WHAT THE EXERCISE ASKS:
Retype word for word the first line of the listing and each line after it up to the line with "nan = np.nan", with the pictures taken out.

::::::::::

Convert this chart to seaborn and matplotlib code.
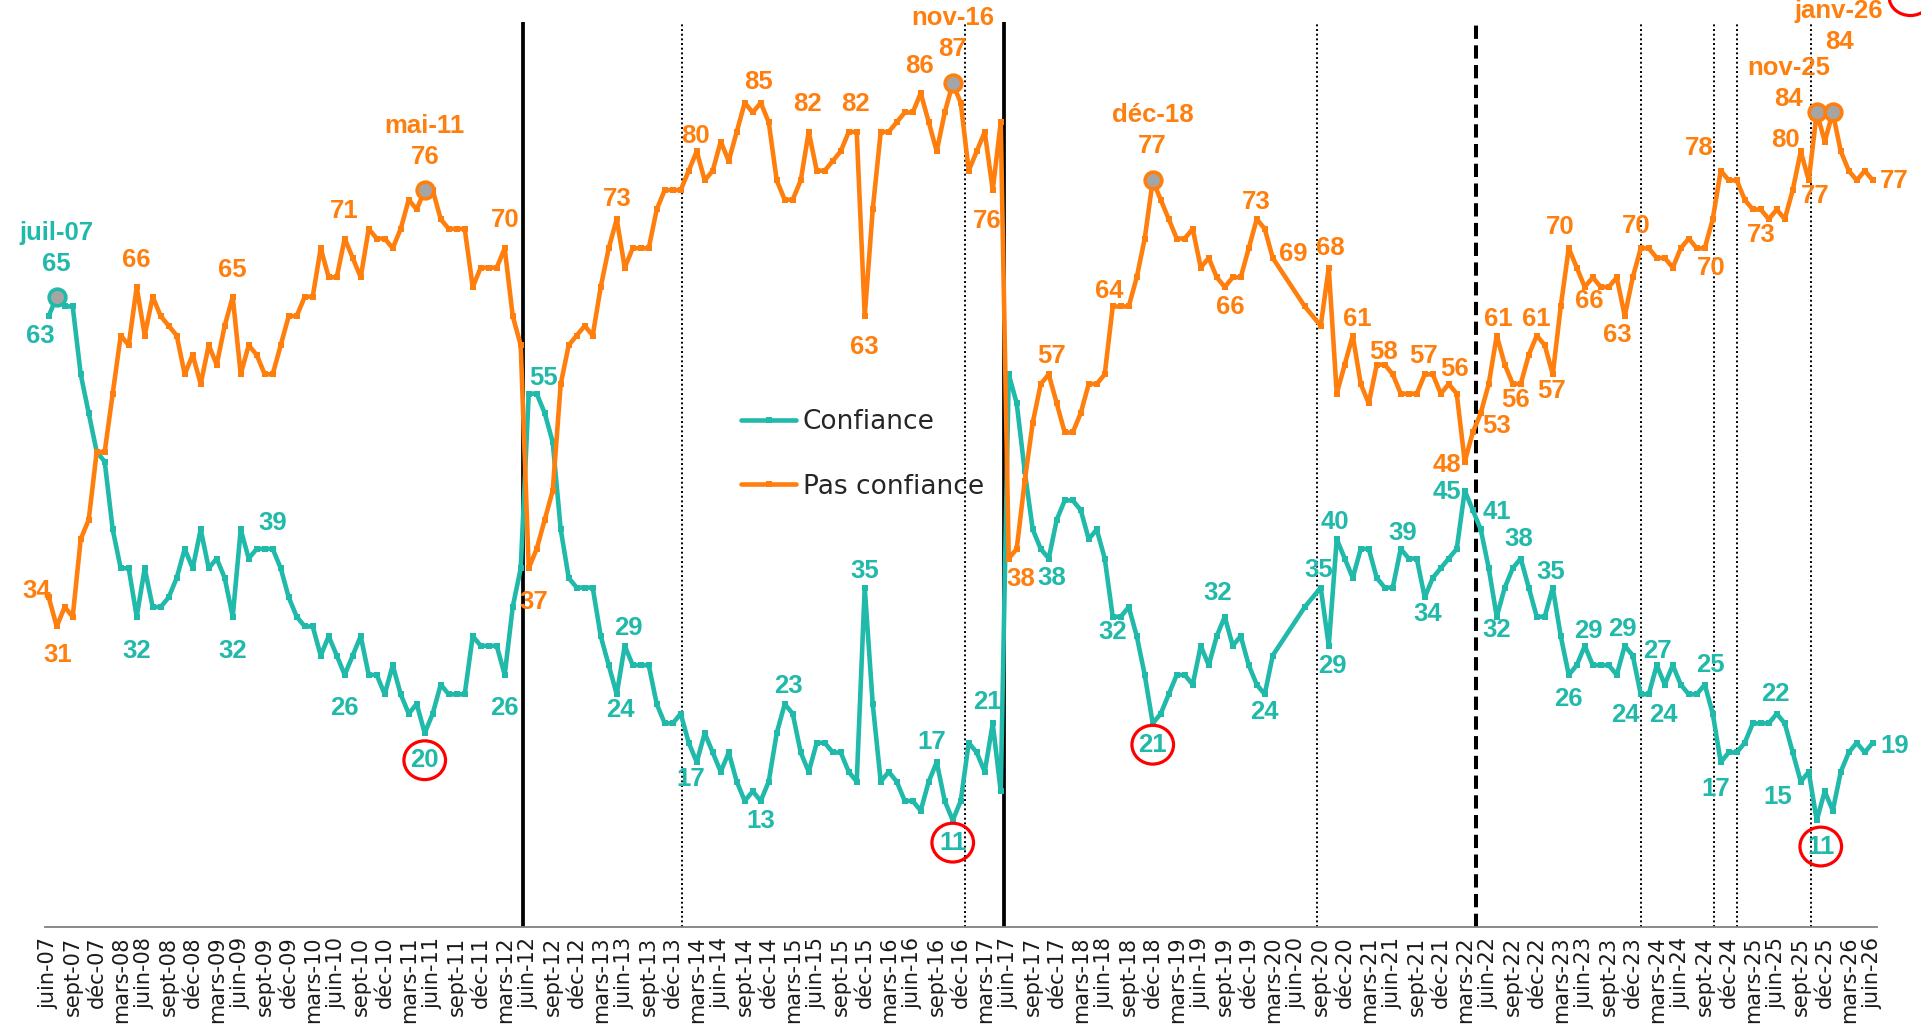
import numpy as np
import pandas as pd
import seaborn as sns
import matplotlib.pyplot as plt
from matplotlib.lines import Line2D
from matplotlib.patches import Ellipse

nan = np.nan

# Monthly series, index 0 = juin-07 ... 228 = juin-26 (nan = no survey that month)
confiance = [
    63, 65, 64, 64, 57, 53, 49, 48, 41, 37, 37, 32,
    37, 33, 33, 34, 36, 39, 37, 41, 37, 38, 36, 32,
    41, 38, 39, 39, 39, 37, 34, 32, 31, 31, 28, 30,
    28, 26, 28, 30, 26, 26, 24, 27, 24, 22, 23, 20,
    22, 25, 24, 24, 24, 30, 29, 29, 29, 26, 33, 37,
    55, 55, 53, 50, 41, 36, 35, 35, 35, 30, 27, 24,
    29, 27, 27, 27, 23, 21, 21, 22, 19, 17, 20, 18,
    16, 18, 15, 13, 14, 13, 15, 20, 23, 22, 18, 16,
    19, 19, 18, 18, 16, 15, 35, 23, 15, 16, 15, 13,
    13, 12, 15, 17, 13, 11, 13, 19, 18, 16, 21, 14,
    57, 54, 47, 41, 39, 38, 42, 44, 44, 43, 40, 41,
    38, 32, 32, 33, 30, 26, 21, 22, 24, 26, 26, 25,
    29, 27, 30, 32, 29, 30, 27, 25, 24, 28, nan, nan,
    nan, 33, nan, 35, 29, 40, 38, 36, 39, 39, 36, 35,
    35, 39, 38, 38, 34, 36, 37, 38, 39, 45, 43, 41,
    37, 32, 35, 37, 38, 35, 32, 32, 35, 30, 26, 27,
    29, 27, 27, 27, 26, 29, 28, 24, 24, 27, 25, 27,
    25, 24, 24, 25, 22, 17, 18, 18, 19, 21, 21, 21,
    22, 21, 18, 15, 16, 11, 14, 12, 16, 18, 19, 18,
    19,
]
pas_confiance = [
    34, 31, 33, 32, 40, 42, 49, 49, 55, 61, 60, 66,
    61, 65, 63, 62, 61, 57, 59, 56, 60, 58, 62, 65,
    57, 60, 59, 57, 57, 60, 63, 63, 65, 65, 70, 67,
    67, 71, 69, 67, 72, 71, 71, 70, 72, 75, 74, 76,
    76, 73, 72, 72, 72, 66, 68, 68, 68, 70, 63, 60,
    37, 39, 42, 45, 56, 60, 61, 62, 61, 66, 70, 73,
    68, 70, 70, 70, 74, 76, 76, 76, 78, 80, 77, 78,
    81, 79, 82, 85, 84, 85, 83, 77, 75, 75, 77, 82,
    78, 78, 79, 80, 82, 82, 63, 74, 82, 82, 83, 84,
    84, 86, 83, 80, 84, 87, 85, 78, 80, 82, 76, 83,
    38, 39, 46, 52, 56, 57, 54, 51, 51, 53, 56, 56,
    57, 64, 64, 64, 67, 71, 77, 75, 73, 71, 71, 72,
    68, 69, 67, 66, 67, 67, 70, 73, 72, 69, nan, nan,
    nan, 64, nan, 62, 68, 55, 58, 61, 56, 54, 58, 58,
    57, 55, 55, 55, 57, 57, 55, 56, 55, 48, 51, 53,
    56, 61, 58, 56, 56, 59, 61, 60, 57, 64, 70, 68,
    66, 67, 66, 66, 67, 63, 67, 70, 70, 69, 69, 68,
    70, 71, 70, 70, 73, 78, 77, 77, 75, 74, 74, 73,
    74, 73, 76, 80, 77, 84, 81, 84, 80, 78, 77, 78,
    77,
]

mois_fr = ['janv', 'févr', 'mars', 'avr', 'mai', 'juin',
           'juil', 'août', 'sept', 'oct', 'nov', 'déc']
dates = pd.date_range('2007-06-01', periods=len(confiance), freq='MS')
month_labels = [f"{mois_fr[d.month - 1]}-{d.year % 100:02d}" for d in dates]

# event lines (month positions)
solid_lines = [59.3, 119.45]
dashed_lines = [178.4]
dotted_lines = [79.1, 114.5, 158.5, 199.0, 208.2, 211.0, 220.3]

# highlighted points (grey markers + date caption)
highlight_conf = [1]
highlight_pas = [47, 113, 138, 221, 223]
circled_conf = [47, 113, 138, 221]

# value labels: (month index, dx, dy)
labels_conf = [
    (0, -1.1, -2.0), (1, 0, 3.4), (11, 0, -3.5), (23, 0, -3.5), (28, 0, 2.7),
    (37, 0, -3.4), (47, 0, -2.8), (57, 0, -3.4), (61, 0.9, 1.6), (71, 0.4, -1.6),
    (72, 0.45, 1.8), (81, -0.8, -1.7), (89, 0, -2.1), (92, 0.5, 1.9), (102, 0, 1.7),
    (111, -0.6, 2.1), (113, 0, -2.3), (118, -0.7, 2.2), (125, 0.4, -2.0),
    (133, 0, -1.6), (138, 0, -2.2), (147, -0.9, 2.4), (152, 0, -1.8),
    (159, -0.3, 1.8), (160, 0.4, -2.1), (161, -0.2, 1.8), (169, 0.3, 1.6),
    (172, 0.4, -1.7), (177, -2.2, -0.1), (179, 2.0, 1.8), (181, 0, -1.4),
    (184, -0.3, 2.0), (188, -0.3, 1.6), (190, -0.1, -2.5), (192, 0.5, 1.5),
    (197, -0.3, 1.7), (199, -1.9, -2.1), (200, 1.8, -2.1), (201, 0.1, 1.5),
    (207, 0.75, 2.0), (209, -0.6, -2.8), (216, -0.2, 2.0), (219, -2.9, -1.6),
    (221, 0.5, -2.7), (228, 2.7, -0.3),
]
labels_pas = [
    (0, -1.5, 0.7), (1, 0.1, -2.9), (11, 0, 2.8), (23, 0, 2.8), (37, 0, 2.8),
    (47, 0, 3.4), (57, 0, 2.9), (60, 0.6, -3.5), (71, 0.1, 2.1), (81, -0.2, 1.6),
    (89, -0.25, 2.1), (95, -0.1, 2.9), (101, -0.1, 2.9), (102, 0, -3.2),
    (109, -0.1, 2.8), (113, 0, 3.5), (118, -0.7, -3.2), (120, 1.5, -2.1),
    (125, 0.4, 1.9), (133, -0.4, 1.6), (138, 0, 3.5), (147, 0.7, -2.1),
    (151, 0, 1.8), (153, 2.6, 0.4), (160, 0.2, 2.0), (163, 0.6, 1.7),
    (166, 0.8, 1.3), (172, -0.2, 1.9), (175, 0.7, 1.5), (177, -2.2, -0.4),
    (179, 2.0, -1.3), (181, 0.2, 1.7), (183, 0.4, -1.7), (186, -0.1, 1.7),
    (188, -0.1, -1.7), (190, -1.1, 2.2), (192, 0.5, -1.4), (197, -0.9, -1.9),
    (199, -0.6, 2.3), (207, 0.75, -2.0), (209, -2.7, 2.3), (215, -1.0, -1.6),
    (219, -1.9, 1.2), (220, 0.8, -1.6), (221, -3.5, 1.4), (223, 0.8, 7.3),
    (228, 2.7, -0.1),
]

TEAL = '#20B9AA'
ORANGE = '#FF7F0E'
GREY = '#A5A5A5'

sns.set_style('white')
plt.rcParams['font.family'] = ['DejaVu Sans']
LABEL_FONT = ['Liberation Sans', 'DejaVu Sans']

df = pd.DataFrame({'mois': np.arange(len(confiance)),
                   'Confiance': confiance,
                   'Pas confiance': pas_confiance})
long_df = df.melt(id_vars='mois', var_name='serie', value_name='valeur').dropna()

fig = plt.figure(figsize=(19.21, 10.25), dpi=100)
ax = fig.add_axes([0.02327, 0.0956, 0.9537, 0.9044])

# event lines
top = 93.3
ax.vlines(solid_lines, 0, top, colors='black', linewidth=2.7, zorder=1)
ax.vlines(dashed_lines, 0, top, colors='black', linewidth=2.9,
          linestyles=(0, (3.3, 1.6)), zorder=1)
ax.vlines(dotted_lines, 0, top, colors='black', linewidth=1.4,
          linestyles=(0, (1, 1.4)), zorder=1)

sns.lineplot(data=long_df, x='mois', y='valeur', hue='serie',
             hue_order=['Confiance', 'Pas confiance'],
             palette={'Confiance': TEAL, 'Pas confiance': ORANGE},
             marker='s', markersize=4, markeredgewidth=0, linewidth=3.3,
             errorbar=None, legend=False, ax=ax, zorder=3)

series = {'conf': (confiance, TEAL), 'pas': (pas_confiance, ORANGE)}

# highlighted points
for key, idxs in (('conf', highlight_conf), ('pas', highlight_pas)):
    vals, col = series[key]
    ax.plot(idxs, [vals[i] for i in idxs], linestyle='none', marker='o',
            markersize=12, markerfacecolor=GREY, markeredgecolor=col,
            markeredgewidth=2.6, zorder=5)

# value labels and date captions
for key, table, highlights in (('conf', labels_conf, highlight_conf),
                               ('pas', labels_pas, highlight_pas)):
    vals, col = series[key]
    for i, dx, dy in table:
        ax.text(i + dx, vals[i] + dy, f"{vals[i]:.0f}", ha='center', va='center',
                color=col, fontsize=18.5, fontweight='bold', family=LABEL_FONT,
                zorder=6)
        if i in highlights:
            ax.text(i + dx, vals[i] + dy + 3.2, month_labels[i], ha='center',
                    va='center', color=col, fontsize=18.5, fontweight='bold',
                    family=LABEL_FONT, zorder=6)

# red circles around the lows
for i, dx, dy in labels_conf:
    if i in circled_conf:
        ax.add_patch(Ellipse((i + dx, confiance[i] + dy), 5.2, 4.0, fill=False,
                             edgecolor='red', linewidth=2.3, zorder=7))
ax.add_patch(Ellipse((232.7, 95.9), 5.3, 3.8, fill=False, edgecolor='red',
                     linewidth=2.3, zorder=7, clip_on=False))

ax.set_xlim(-0.5, len(confiance) - 0.5)
ax.set_ylim(0, 95.6)
ax.set_yticks([])
ax.set_xlabel('')
ax.set_ylabel('')
sns.despine(ax=ax, left=True, top=True, right=True)
ax.spines['bottom'].set_color('#808080')
ax.spines['bottom'].set_linewidth(1.3)

ax.set_xticks(np.arange(-0.5, len(confiance), 1))
ax.tick_params(axis='x', which='major', length=5, width=1, color='#808080',
               labelbottom=False)
tick_pos = list(range(0, len(confiance), 3))
ax.set_xticks(tick_pos, labels=[month_labels[i] for i in tick_pos], minor=True)
ax.tick_params(axis='x', which='minor', length=0, pad=7, labelsize=15,
               labelrotation=90, labelcolor='#1a1a1a')

handles = [Line2D([], [], color=TEAL, lw=3.3, marker='s', ms=4, mew=0),
           Line2D([], [], color=ORANGE, lw=3.3, marker='s', ms=4, mew=0)]
fig.legend(handles, ['Confiance', 'Pas confiance'], loc='center left',
           bbox_to_anchor=(0.3857, 0.5566), frameon=False, fontsize=19,
           handlelength=2.1, handletextpad=0.25, labelspacing=1.45,
           borderpad=0, borderaxespad=0)

fig.savefig('out.png', dpi=100)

::::::::::

RESULT OF THIS EXERCISE:
Convert this chart to seaborn and matplotlib code.
import numpy as np
import pandas as pd
import seaborn as sns
import matplotlib.pyplot as plt
from matplotlib.lines import Line2D
from matplotlib.patches import Ellipse

nan = np.nan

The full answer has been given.